*originally published on Shape.com
For 14 years, I struggled with an eating disorder—obsessed with food and addicted to exercise. But as I learned in years of therapy before I entered recovery, bulimia was only the symptom. Perfectionism was the illness. And back when bulimia ruled my life, yoga fed my illness of perfectionism.
In reality, I was never a huge fan of yoga because in my mind, if I didn’t sweat, then it didn’t “count” as exercise. Yoga to “relax” was out of the question. So Bikram became my yoga go-to. The sweat “proved” I worked hard, and I knew I’d burn plenty of calories in each class no matter what. The heat was unbearable and fit my desire to push beyond my limits. I was constantly overdoing it, often hurting myself because of it. But I took full advantage of my monthly membership as much as I could and would never miss a class—sick, injured, or otherwise. My body’s voice was silenced because my eating disorder’s voice was the loudest voice in my world then.
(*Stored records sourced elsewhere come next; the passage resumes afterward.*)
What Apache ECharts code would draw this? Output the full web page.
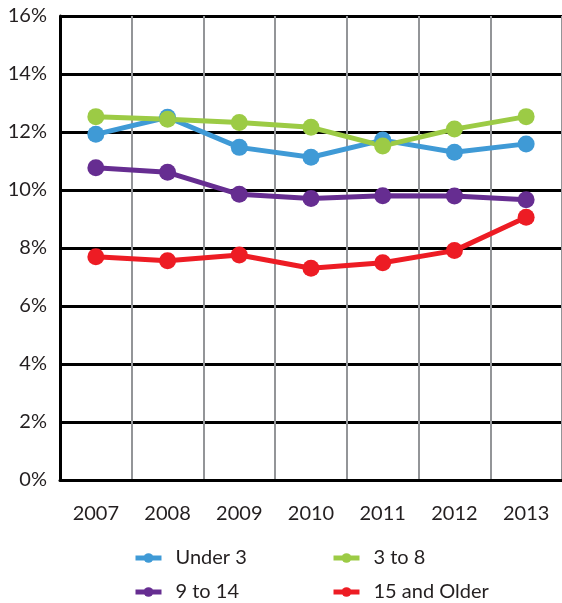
<!DOCTYPE html>
<html>
<head>
<meta charset="utf-8">
<script src="https://cdn.jsdelivr.net/npm/echarts@6/dist/echarts.min.js"></script>
<style>html,body{margin:0;padding:0;background:#fff}#c{width:562px;height:603px}</style>
</head>
<body>
<div id="c"></div>
<script>
const categories = ['2007','2008','2009','2010','2011','2012','2013'];
const under3 = [11.92, 12.51, 11.47, 11.13, 11.72, 11.30, 11.59];
const age3to8 = [12.53, 12.44, 12.33, 12.16, 11.52, 12.10, 12.53];
const age9to14 = [10.77, 10.61, 9.85, 9.71, 9.80, 9.79, 9.66];
const age15plus = [7.70, 7.56, 7.76, 7.30, 7.49, 7.91, 9.06];
const seriesNames = ['Under 3', '3 to 8', '9 to 14', '15 and Older'];
const colors = ['#3f9ad6', '#9ccb45', '#662d91', '#ed1c24'];
const yTicks = { min: 0, max: 16, interval: 2 };

const FONT = 'Lato';
const chart = echarts.init(document.getElementById('c'));
const mk = (name, data, color) => ({
  name, type: 'line', data,
  symbol: 'circle', symbolSize: 17,
  itemStyle: { color },
  lineStyle: { color, width: 5 },
  animation: false
});
const legendItem = (name, left, top) => ({
  data: [name], left, top, orient: 'horizontal', padding: 0,
  itemWidth: 26, itemHeight: 12,
  lineStyle: { width: 5 },
  textStyle: { fontFamily: FONT, fontSize: 20, lineHeight: 22, color: '#231f20', padding: [0,0,0,9] }
});
chart.setOption({
  animation: false,
  grid: { left: 60, top: 16, width: 508, height: 464, containLabel: false },
  legend: [
    legendItem(seriesNames[0], 133, 547),
    legendItem(seriesNames[1], 331, 547),
    legendItem(seriesNames[2], 133, 581),
    legendItem(seriesNames[3], 331, 581)
  ],
  xAxis: {
    type: 'category', data: categories, boundaryGap: true,
    axisLine: { show: true, lineStyle: { color: '#000', width: 3 } },
    axisTick: { show: false },
    axisLabel: { fontFamily: FONT, fontSize: 20, color: '#231f20', margin: 24 },
    splitLine: { show: true, interval: 0, lineStyle: { color: '#939598', width: 2 } }
  },
  yAxis: {
    type: 'value', min: yTicks.min, max: yTicks.max, interval: yTicks.interval,
    axisLine: { show: true, lineStyle: { color: '#000', width: 3 } },
    axisTick: { show: false },
    axisLabel: { fontFamily: FONT, fontSize: 20, color: '#231f20', margin: 13, formatter: '{value}%' },
    splitLine: { show: true, lineStyle: { color: '#000', width: 3 } }
  },
  series: [
    mk(seriesNames[0], under3, colors[0]),
    mk(seriesNames[1], age3to8, colors[1]),
    mk(seriesNames[2], age9to14, colors[2]),
    mk(seriesNames[3], age15plus, colors[3])
  ]
});
</script>
</body>
</html>
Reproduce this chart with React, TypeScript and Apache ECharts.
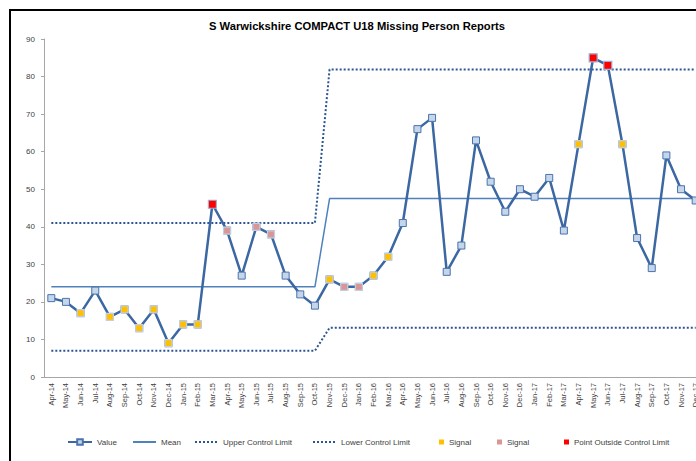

Counting and control fueled my eating disorder. How many calories would I eat? How many hours could I work out to burn them off? How much did I weigh? How many days until I weighed less? What size am I? How many meals could I skip or eat and throw up to zip up a size smaller? And those same 26 postures required of Bikram—two rounds of every pose, every 90-minute class—only fed my perfectionism and my need for control.
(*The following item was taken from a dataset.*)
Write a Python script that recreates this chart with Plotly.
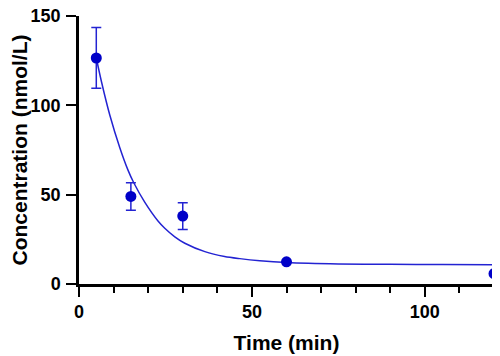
import plotly.graph_objects as go

# Measured data (mean ± SD)
time_min = [5, 15, 30, 60, 120]
conc = [126.5, 49.0, 38.0, 12.4, 5.8]
conc_err = [17.0, 7.7, 7.5, 0.0, 0.0]

# Fitted decay curve
fit_time = [5, 6.5, 8.9, 11.8, 14.2, 15.8, 19, 22.9, 24.8, 27.7, 30.6, 36.4,
            42.1, 46.5, 52.3, 60, 75, 90, 105, 120]
fit_conc = [126.5, 113.2, 94.6, 76.3, 63.6, 56.8, 45.8, 35.1, 31.2, 26.4, 22.8,
            18.1, 15.4, 14.2, 13.0, 12.0, 11.2, 11.0, 10.9, 10.8]

x_major_ticks = [0, 50, 100]
x_minor_ticks = [10, 20, 30, 40, 60, 70, 80, 90, 110, 120]
y_tickvals = [0, 50, 100, 150]

blue = "#0000c8"
line_blue = "#2323d2"

fig = go.Figure()
fig.add_trace(go.Scatter(
    x=fit_time, y=fit_conc, mode="lines",
    line=dict(color=line_blue, width=1.5, shape="spline", smoothing=0.8),
    hoverinfo="skip", cliponaxis=False,
))
fig.add_trace(go.Scatter(
    x=time_min, y=conc, mode="markers",
    marker=dict(color=blue, size=11, line=dict(width=0)),
    error_y=dict(type="data", array=conc_err, visible=True,
                 color=line_blue, thickness=1.5, width=5),
    cliponaxis=False,
))

font_family = "Liberation Sans, Arial, sans-serif"

# the page body adds an 8px offset, so the figure is sized/margined to compensate
fig.update_layout(
    width=492, height=348,
    margin=dict(l=71, r=6, t=8, b=72),
    paper_bgcolor="white", plot_bgcolor="white",
    showlegend=False,
    font=dict(family=font_family, size=18, color="black", weight="bold"),
    xaxis=dict(
        range=[0, 120], tickmode="array", tickvals=x_major_ticks,
        automargin=False, ticklabeloverflow="allow",
        showgrid=False, zeroline=False,
        showline=True, linecolor="black", linewidth=2.5,
        ticks="outside", ticklen=10, tickwidth=2, tickcolor="black",
        minor=dict(tickmode="array", tickvals=x_minor_ticks, ticks="outside",
                   ticklen=6, tickwidth=2, tickcolor="black", showgrid=False),
        tickfont=dict(size=18, family=font_family, weight="bold"),
        title=dict(text="Time (min)", standoff=14,
                   font=dict(size=21, family=font_family, weight="bold")),
    ),
    yaxis=dict(
        range=[0, 150], tickmode="array", tickvals=y_tickvals,
        automargin=False, ticklabeloverflow="allow",
        showgrid=False, zeroline=False,
        showline=True, linecolor="black", linewidth=2.5,
        ticks="outside", ticklen=10, tickwidth=2, tickcolor="black",
        ticklabelstandoff=2,
        tickfont=dict(size=18, family=font_family, weight="bold"),
        title=dict(text="Concentration (nmol/L)", standoff=2,
                   font=dict(size=21, family=font_family, weight="bold")),
    ),
)

fig.write_html("out.html")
Simply put, Bikram and my eating disorder were one in the same. The trifecta of consistency, patterns, and order kept my perfectionism thriving. It was a miserable, predictable, closed-minded, and incredibly limiting way of life.
Then I hit rock bottom. I decided that I had to eliminate all unhealthy behavior if I truly wanted to stop relapsing, something that was constant in the beginning of my recovery. I was sick and tired of being sick and tired and was willing to do whatever it took to change—including quitting Bikram. I knew recovery and Bikram, which largely involved punishing my body instead of celebrating its resilience, could no longer coexist. I wanted to love fitness again. So I had to take a step back and hope that one day I’d be able to step back in with a healthier attitude.
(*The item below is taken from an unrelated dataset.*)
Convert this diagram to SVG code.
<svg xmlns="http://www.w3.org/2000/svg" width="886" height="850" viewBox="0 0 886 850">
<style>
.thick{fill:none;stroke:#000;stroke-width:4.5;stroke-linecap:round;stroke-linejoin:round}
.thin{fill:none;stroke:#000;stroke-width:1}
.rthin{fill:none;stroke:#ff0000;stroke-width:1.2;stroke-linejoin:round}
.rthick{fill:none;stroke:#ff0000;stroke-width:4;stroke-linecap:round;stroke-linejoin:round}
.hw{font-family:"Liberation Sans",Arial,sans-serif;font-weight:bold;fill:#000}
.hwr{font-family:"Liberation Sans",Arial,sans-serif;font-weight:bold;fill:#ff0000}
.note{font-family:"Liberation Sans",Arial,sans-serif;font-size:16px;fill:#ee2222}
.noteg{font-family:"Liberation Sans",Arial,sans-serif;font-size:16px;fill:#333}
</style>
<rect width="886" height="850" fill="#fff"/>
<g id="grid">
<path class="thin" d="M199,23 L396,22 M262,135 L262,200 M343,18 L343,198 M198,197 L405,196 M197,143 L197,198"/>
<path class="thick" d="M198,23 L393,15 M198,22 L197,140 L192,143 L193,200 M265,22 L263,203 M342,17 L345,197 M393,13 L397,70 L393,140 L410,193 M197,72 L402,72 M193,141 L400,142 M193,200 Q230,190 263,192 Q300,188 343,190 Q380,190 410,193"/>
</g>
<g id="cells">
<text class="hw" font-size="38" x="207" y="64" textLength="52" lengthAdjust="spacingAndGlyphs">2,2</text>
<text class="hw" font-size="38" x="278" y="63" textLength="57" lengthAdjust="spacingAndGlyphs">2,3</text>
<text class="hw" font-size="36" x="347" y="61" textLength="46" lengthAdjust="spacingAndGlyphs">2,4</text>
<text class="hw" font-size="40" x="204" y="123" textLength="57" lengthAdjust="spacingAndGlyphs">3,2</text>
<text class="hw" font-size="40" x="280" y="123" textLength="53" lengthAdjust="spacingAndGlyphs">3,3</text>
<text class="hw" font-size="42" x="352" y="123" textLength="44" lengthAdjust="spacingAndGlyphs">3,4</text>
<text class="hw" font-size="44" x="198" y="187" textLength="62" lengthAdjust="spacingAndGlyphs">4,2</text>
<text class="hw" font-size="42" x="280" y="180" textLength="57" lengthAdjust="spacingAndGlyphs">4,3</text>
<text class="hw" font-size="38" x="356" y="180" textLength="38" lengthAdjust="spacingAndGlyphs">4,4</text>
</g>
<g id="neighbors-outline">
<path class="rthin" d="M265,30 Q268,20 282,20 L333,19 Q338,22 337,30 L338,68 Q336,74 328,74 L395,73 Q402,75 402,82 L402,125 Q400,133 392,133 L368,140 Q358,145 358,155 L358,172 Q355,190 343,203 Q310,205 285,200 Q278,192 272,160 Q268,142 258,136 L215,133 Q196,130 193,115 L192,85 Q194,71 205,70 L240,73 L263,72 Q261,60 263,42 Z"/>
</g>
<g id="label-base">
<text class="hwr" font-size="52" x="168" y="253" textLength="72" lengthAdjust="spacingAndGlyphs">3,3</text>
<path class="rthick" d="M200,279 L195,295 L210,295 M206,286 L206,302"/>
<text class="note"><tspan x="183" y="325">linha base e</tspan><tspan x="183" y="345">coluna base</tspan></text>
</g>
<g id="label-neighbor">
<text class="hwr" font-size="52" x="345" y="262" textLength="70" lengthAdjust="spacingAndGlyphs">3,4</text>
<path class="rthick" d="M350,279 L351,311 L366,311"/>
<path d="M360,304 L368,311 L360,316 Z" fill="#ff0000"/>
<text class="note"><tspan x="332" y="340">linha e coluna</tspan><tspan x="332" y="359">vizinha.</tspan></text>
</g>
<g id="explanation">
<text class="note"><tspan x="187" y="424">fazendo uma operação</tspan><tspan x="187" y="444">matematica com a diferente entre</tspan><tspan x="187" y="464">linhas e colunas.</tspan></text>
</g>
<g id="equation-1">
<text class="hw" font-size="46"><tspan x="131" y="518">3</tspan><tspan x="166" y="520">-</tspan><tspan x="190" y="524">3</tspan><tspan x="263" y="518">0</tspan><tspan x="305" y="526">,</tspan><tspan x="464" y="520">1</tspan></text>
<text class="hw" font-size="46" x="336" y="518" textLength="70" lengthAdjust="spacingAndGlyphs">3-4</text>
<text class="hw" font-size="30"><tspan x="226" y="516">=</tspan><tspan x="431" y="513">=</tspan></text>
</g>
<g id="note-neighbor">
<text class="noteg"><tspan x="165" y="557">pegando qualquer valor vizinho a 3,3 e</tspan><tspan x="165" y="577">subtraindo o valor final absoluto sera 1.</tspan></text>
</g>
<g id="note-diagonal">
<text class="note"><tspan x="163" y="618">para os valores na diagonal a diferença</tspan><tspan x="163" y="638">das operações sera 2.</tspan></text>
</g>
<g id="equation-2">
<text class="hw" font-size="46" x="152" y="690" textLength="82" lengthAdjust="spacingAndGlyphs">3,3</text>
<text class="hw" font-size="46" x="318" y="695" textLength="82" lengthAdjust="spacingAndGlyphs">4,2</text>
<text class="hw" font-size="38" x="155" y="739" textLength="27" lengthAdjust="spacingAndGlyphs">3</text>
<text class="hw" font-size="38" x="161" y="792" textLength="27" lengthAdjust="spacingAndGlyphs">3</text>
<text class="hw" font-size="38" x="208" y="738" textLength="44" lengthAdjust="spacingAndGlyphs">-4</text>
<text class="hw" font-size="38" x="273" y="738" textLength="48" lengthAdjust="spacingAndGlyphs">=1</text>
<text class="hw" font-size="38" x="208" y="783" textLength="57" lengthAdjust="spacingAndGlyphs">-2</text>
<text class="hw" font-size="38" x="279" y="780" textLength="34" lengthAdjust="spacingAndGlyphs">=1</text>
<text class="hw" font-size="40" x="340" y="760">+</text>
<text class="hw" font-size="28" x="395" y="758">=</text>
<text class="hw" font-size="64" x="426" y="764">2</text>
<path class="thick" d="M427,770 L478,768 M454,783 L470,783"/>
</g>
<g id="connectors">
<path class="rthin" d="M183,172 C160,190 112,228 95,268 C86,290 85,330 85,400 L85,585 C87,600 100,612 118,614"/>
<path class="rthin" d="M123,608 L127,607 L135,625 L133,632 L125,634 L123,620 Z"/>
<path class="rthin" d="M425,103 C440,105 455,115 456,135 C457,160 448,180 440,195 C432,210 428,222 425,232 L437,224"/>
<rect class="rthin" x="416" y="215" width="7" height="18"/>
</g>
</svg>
A decade later, I did just that. I agreed to take a Bikram class in my new home of Los Angeles with a new friend—not because I wanted to test my recovery progress or because I even thought about its former negative control over my life. I just wanted to get to know a new person in my new city. It was as simple as that. It wasn’t until I showed up and the class began that I remembered what Bikram used to mean to me. I was caught off guard by my past. But it was empowering to be in full acceptance of it, without the fear to be present.
Everything in that 90-minute sweat-drenching class was new as well. I was standing directly behind someone else and couldn’t see myself in the mirror. This would’ve tortured me in the past. I used to get to class early just to secure a spot in the front row. In fact, it was the same spot in every class, and everyone in the class knew. It was all part of my obsession with having everything in order. However, this time, I didn’t mind the blocked view, as it allowed me to really listen to my body, not just see it—something that is a daily commitment for me today.
Then, I realized that while the class is of course still the same 26 poses, the “new” me no longer knew the pattern. So there I was, on only the second round of the first pose, having a personal therapy session. It was a radical feeling to surrender to the spontaneity of that moment. To honor the space of knowing but not really knowing. To experience Bikram yoga without bulimia.
“If you need to rest at any point, lie on your back in Savasana. But just try not to leave the room,” the teacher said. I’d heard this instruction many times before. But 10 years later, I actually listened. In the past, I had never rested in Savasana. (Well, in all honesty, I never rested period.)
This time around I did rest, and went into Savasana often. My mind wandered to how uncomfortable this eating disorder recovery journey can be. Yet I knew that just like there are health benefits in staying in the room in Bikram, there are health benefits in staying on this path of recovery. I was reminded in that moment that when the pressure is on, the peace in knowing you are doing your best is what sustains you. I lay there listening to my body—the loudest voice in the room—and was truly at peace in Savasana, with both sweat and tears of joy running down my face.
I came out of Savasana (and my personal therapy session) when the teacher announced that camel pose was next. This pose used to be quite challenging when I was taking class with bulimia. I learned back then that this pose can open up your emotions, and this was something bulimia doesn’t really allow. However, after a decade’s worth of hard work, I was no longer afraid to move into this pose of surrender. In fact, I did both rounds of this pose, breathing deeper, heart opening wider, and beyond grateful for the growth.
See, that’s the awesome part about the journey of recovery—if you stick with it, one day you will look up and what was unbearable will become pleasurable. What brought you tears of pain will bring you tears of joy. Where there was fear there will be peace, and the places where you felt bound will become places where you feel free.
I realized that this Bikram class was a clear answered prayer. And more importantly, I realized that with time and patience, I’ve truly learned to be okay with workouts, meals, people, opportunities, days, and an overall life that isn’t “perfect.”